Its payout ratio as a percentage of AFFO was 60.3%, which gives the distribution more breathing room than the headline payout ratio as some quote pages suggest. Net asset value (NAV) per unit was $16.09, well above where the units have recently traded, so value investors may see room there. The main thing to watch is execution. Industrial occupancy was weaker, and H&R still has office exposure, even if it has been shrinking it.
BTB
BTB REIT (TSX:BTB.UN) is the higher-yield name here, and it comes with the bigger “look closely” label. BTB owns industrial, suburban office, and necessity-based retail properties across Canada, so it’s not a pure-play industrial or residential REIT. Over the last year, it leaned on leasing work, property sales, and tighter financial discipline to keep the story moving. Management highlighted strong lease renewal spreads, said two vacant industrial properties weighed on year-end occupancy, and expressed confidence those spaces would be leased in 2026. That mix makes BTB attractive for income hunters, but it also means investors need to stay alert to portfolio quality.

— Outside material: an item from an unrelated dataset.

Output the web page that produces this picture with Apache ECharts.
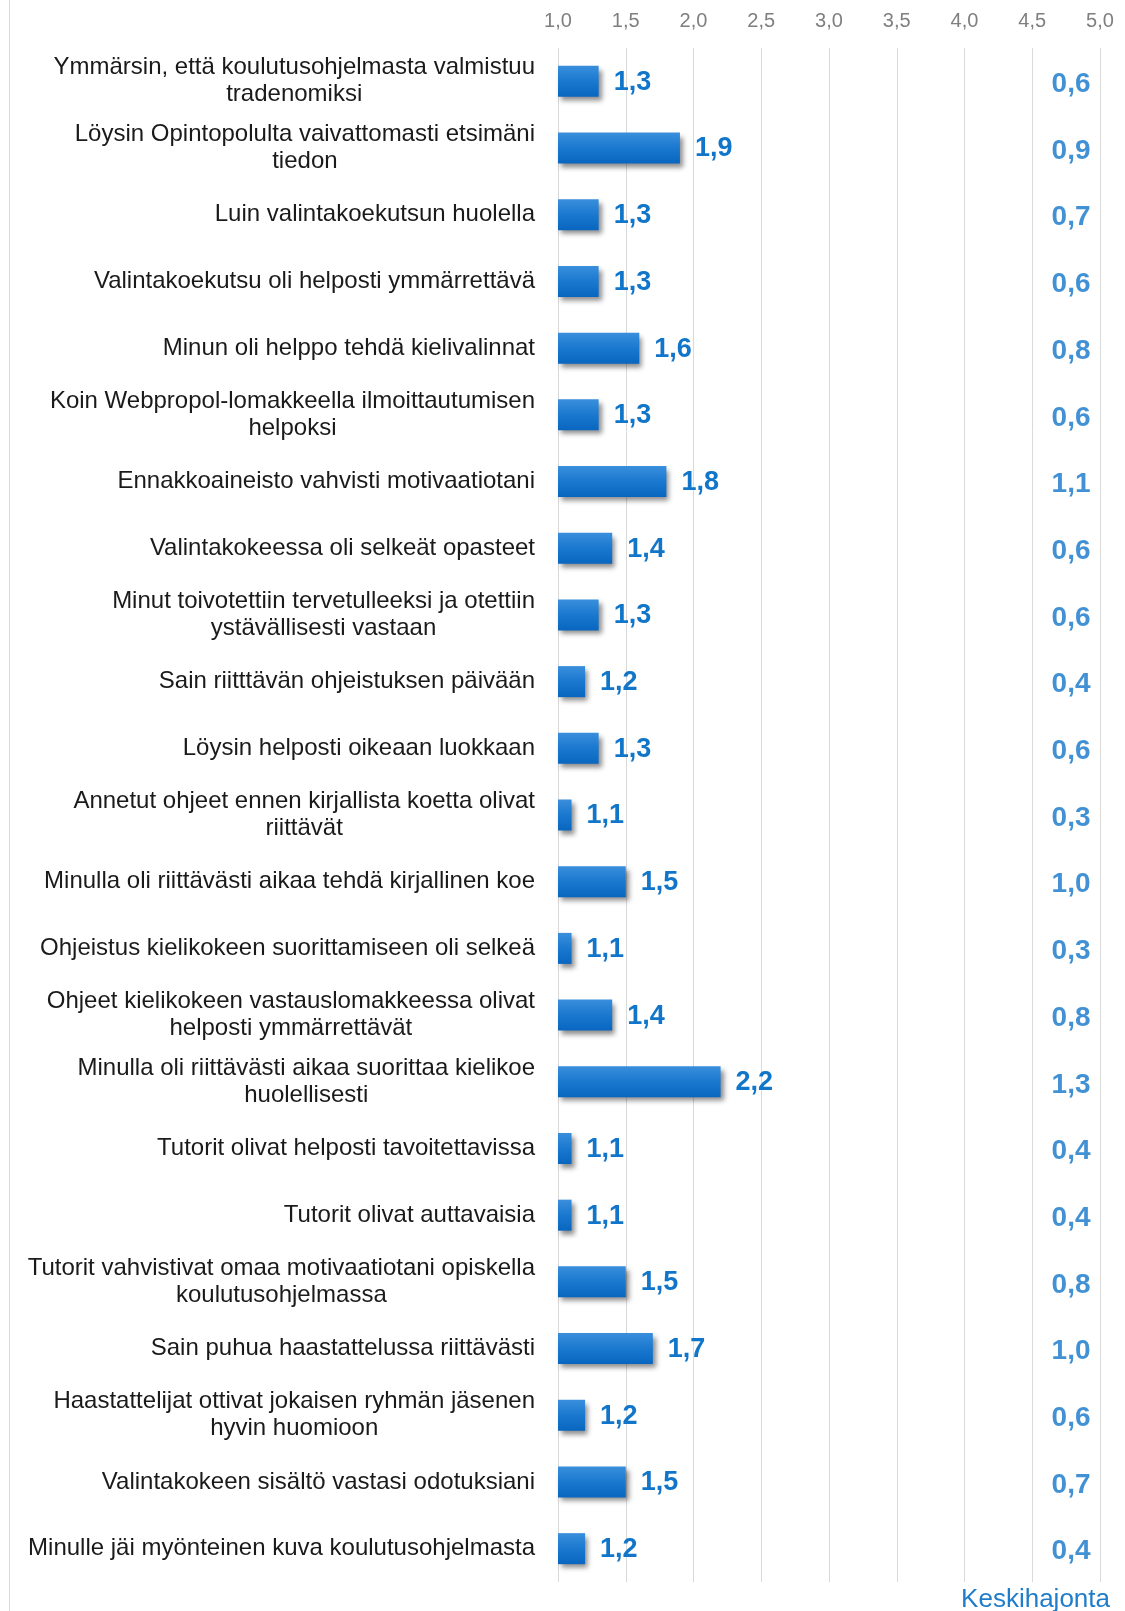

BTB’s yield looks juicy. The dividend stock holds a forward dividend yield around 7.6%. In 2025, rental revenue was $130.1 million, NOI held steady at $75.1 million, cash same-property NOI rose 2%, and AFFO adjusted per unit improved to $0.388 from $0.381. Even better, the AFFO adjusted payout ratio fell to 77.3% from 78.7%, which suggests the monthly distribution still has support.

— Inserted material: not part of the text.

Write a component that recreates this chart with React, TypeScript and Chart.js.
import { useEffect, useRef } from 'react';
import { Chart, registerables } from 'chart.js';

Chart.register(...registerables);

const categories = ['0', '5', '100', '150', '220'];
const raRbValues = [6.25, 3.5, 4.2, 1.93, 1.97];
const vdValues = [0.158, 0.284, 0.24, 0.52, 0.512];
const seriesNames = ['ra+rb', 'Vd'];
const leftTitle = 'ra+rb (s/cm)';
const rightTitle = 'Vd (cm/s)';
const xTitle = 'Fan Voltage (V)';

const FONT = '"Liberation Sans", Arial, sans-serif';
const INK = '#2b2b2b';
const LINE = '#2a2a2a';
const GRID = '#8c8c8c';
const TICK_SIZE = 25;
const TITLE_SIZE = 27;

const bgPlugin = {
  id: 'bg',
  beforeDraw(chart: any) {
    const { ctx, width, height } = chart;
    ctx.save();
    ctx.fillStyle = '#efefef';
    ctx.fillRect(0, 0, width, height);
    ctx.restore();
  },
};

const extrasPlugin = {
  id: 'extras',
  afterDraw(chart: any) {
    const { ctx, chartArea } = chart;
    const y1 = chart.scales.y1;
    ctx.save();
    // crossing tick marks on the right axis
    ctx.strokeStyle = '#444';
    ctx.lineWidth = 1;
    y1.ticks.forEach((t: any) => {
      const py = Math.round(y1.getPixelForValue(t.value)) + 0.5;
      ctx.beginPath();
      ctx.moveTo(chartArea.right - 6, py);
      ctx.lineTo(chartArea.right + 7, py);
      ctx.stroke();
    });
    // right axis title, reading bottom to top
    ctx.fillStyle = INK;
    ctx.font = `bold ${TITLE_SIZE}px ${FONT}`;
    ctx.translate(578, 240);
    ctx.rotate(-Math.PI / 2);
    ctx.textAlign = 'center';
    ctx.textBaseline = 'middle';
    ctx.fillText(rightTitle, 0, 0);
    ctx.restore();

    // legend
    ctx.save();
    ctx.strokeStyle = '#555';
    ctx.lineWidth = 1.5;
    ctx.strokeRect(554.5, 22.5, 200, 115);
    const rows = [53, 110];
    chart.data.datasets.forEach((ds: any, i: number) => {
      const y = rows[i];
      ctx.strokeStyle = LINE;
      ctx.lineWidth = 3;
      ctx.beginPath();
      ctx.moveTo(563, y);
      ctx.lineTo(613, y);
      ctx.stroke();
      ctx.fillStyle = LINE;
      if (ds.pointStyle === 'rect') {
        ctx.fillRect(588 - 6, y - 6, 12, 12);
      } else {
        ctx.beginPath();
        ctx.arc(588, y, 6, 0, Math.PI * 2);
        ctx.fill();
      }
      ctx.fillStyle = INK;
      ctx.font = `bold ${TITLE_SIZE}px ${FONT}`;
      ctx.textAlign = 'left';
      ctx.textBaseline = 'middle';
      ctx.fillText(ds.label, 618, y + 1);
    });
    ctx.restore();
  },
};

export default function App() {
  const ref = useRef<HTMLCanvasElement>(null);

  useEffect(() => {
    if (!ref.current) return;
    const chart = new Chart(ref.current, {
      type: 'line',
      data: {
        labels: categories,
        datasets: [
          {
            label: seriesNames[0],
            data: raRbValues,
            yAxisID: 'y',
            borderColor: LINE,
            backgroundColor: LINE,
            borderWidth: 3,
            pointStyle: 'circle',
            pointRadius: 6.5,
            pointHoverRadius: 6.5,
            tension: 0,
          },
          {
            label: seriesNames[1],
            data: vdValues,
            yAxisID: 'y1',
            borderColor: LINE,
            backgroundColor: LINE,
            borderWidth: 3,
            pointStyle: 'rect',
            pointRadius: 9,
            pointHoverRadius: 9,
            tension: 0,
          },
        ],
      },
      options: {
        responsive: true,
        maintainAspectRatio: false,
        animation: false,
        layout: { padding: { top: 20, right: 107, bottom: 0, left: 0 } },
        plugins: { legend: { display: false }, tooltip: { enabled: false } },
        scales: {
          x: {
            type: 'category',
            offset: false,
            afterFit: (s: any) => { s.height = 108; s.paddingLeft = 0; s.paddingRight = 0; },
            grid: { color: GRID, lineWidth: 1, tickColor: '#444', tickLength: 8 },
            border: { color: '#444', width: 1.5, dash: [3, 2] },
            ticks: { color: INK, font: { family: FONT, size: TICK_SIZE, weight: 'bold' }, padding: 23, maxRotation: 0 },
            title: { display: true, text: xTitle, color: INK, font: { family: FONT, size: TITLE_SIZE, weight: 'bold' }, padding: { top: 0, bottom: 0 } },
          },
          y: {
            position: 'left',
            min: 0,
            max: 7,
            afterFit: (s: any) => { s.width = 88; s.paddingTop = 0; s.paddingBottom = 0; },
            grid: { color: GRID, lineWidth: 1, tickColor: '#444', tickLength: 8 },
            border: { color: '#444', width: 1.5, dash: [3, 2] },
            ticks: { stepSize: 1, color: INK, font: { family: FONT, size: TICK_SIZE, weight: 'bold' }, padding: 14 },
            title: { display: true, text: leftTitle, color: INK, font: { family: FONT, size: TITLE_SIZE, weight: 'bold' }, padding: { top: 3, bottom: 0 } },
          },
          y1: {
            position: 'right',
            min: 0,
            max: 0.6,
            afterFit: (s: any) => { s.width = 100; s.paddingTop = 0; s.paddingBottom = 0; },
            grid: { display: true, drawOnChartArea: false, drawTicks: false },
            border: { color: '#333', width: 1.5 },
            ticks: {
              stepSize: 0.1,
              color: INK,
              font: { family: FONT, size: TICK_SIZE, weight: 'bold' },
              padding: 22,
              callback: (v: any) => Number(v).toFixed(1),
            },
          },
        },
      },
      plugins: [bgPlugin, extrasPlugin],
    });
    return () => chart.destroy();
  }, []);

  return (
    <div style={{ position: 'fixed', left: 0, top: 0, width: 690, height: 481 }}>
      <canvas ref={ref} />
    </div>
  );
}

Total debt ratio also improved to 57% from 57.9%. Still, occupancy ended 2025 at 91.3%, and some of the recent softness came from industrial vacancies and office-related pressure. That’s not a deal breaker, but it is exactly the kind of thing yield investors should monitor.
Bottom line
So yes, these two Canadian REITs yield at least 5.5%, and BTB clears that bar by a wide margin. But the real takeaway is that yield alone is never enough. H&R looks more conservative, with a stronger payout profile and a portfolio that has become more focused. BTB offers more income, but also asks investors to accept a bit more risk around occupancy and portfolio mix. And both can offer immense income even with $7,000 in each.
| COMPANY | RECENT PRICE | NUMBER OF SHARES | ANNUAL DIVIDEND | ANNUAL TOTAL PAYOUT | FREQUENCY | TOTAL INVESTMENT |
|---|---|---|---|---|---|---|
| BTB.UN | $3.89 | 1799 | $0.30 | $539.70 | Monthly | $6,998.11 |
| HR.UN | $10.60 | 660 | $0.60 | $396.00 | Monthly | $6,996.00 |
For Canadian income investors, that is the trade-off worth checking before hitting buy.